For a man with his long history of ill-health, death at 69 could not be said to have come early. Still, it is untimely because Gus Dur’s voice was a major one against monism: the human delusion that life is explainable by a single, overarching principle.
By leveraging on his stature as the son and grandson of pioneers of the Nahdlatul Ulama (NU), said to be the world’s largest Muslim social organisation, Gus Dur influenced the direction of Muslim politics in his country towards democratic pluralism at a time when the country was groping following dictator Suharto’s ouster in the late 1990s.
Ordinarily, a Muslim potentate like Gus Dur would be expected to be in favour of Islamist prescriptions like syariah in a time of national questing after a more equitable social order, but Gus Dur was flatly opposed to theocracy.
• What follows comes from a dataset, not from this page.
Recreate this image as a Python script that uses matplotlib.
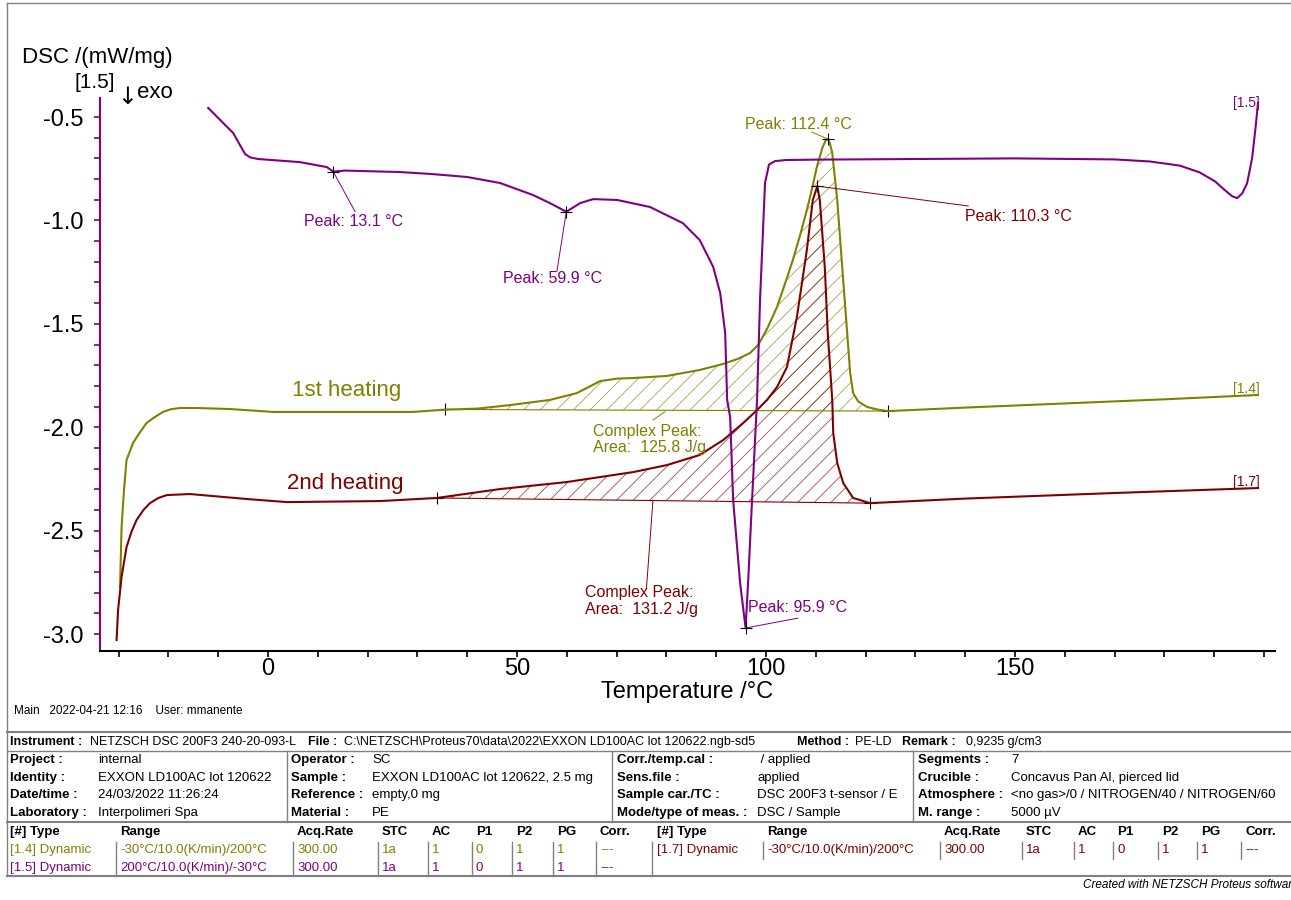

Though his term as Indonesian president was curtailed because of a scam over rice supplies, Gus Dur remained untainted by the dross of scandal such that while out of office he continued to extend his much-sought patronage to those on the fringes of Indonesian society.
His defense of the right to exist in Indonesia of the dissident sect, Achmadis, was a notable example of his courage in taking positions at odds with the majority of his countrymen.
In the mid-1990s, his decision to accept an invitation to the Nobel ceremony honouring peace laureate Bishop Carlos Belo, whom Jakarta suspected as a East Timorese separatist, was typical of Gus Dur’s bucking of the majority view.
Support for Anwar’s decision
In an interview with Malaysiakini in Kuala Lumpur in August 2008, that streak was evident in his support of Anwar Ibrahim’s decision not to swear on the Quran as proof he was innocent of an accusation of sodomy leveled by a former aide.
In other opinions expressed in the interview, it was clear that Gus Dur was one Islamic leader who could be counted on to take the side of the rationalists against the orthodox in their recurrent debate of issues that is subsumed by what is defined as the Socratic puzzle.
This is the question that is so abstruse it gives philosophy a bad name: Is an action good because God commands it? Or does God command it because it is good?
In other words, do the categories of right and wrong have an existence independent from divine will?
Secular reason, the building blocks of democratic pluralism, says yes; theocracy holds there is no independent criterion of morality outside the will of God. The death of Abdurrahman Wahid represents a loss to the argument that holds with the former and dissents from the latter.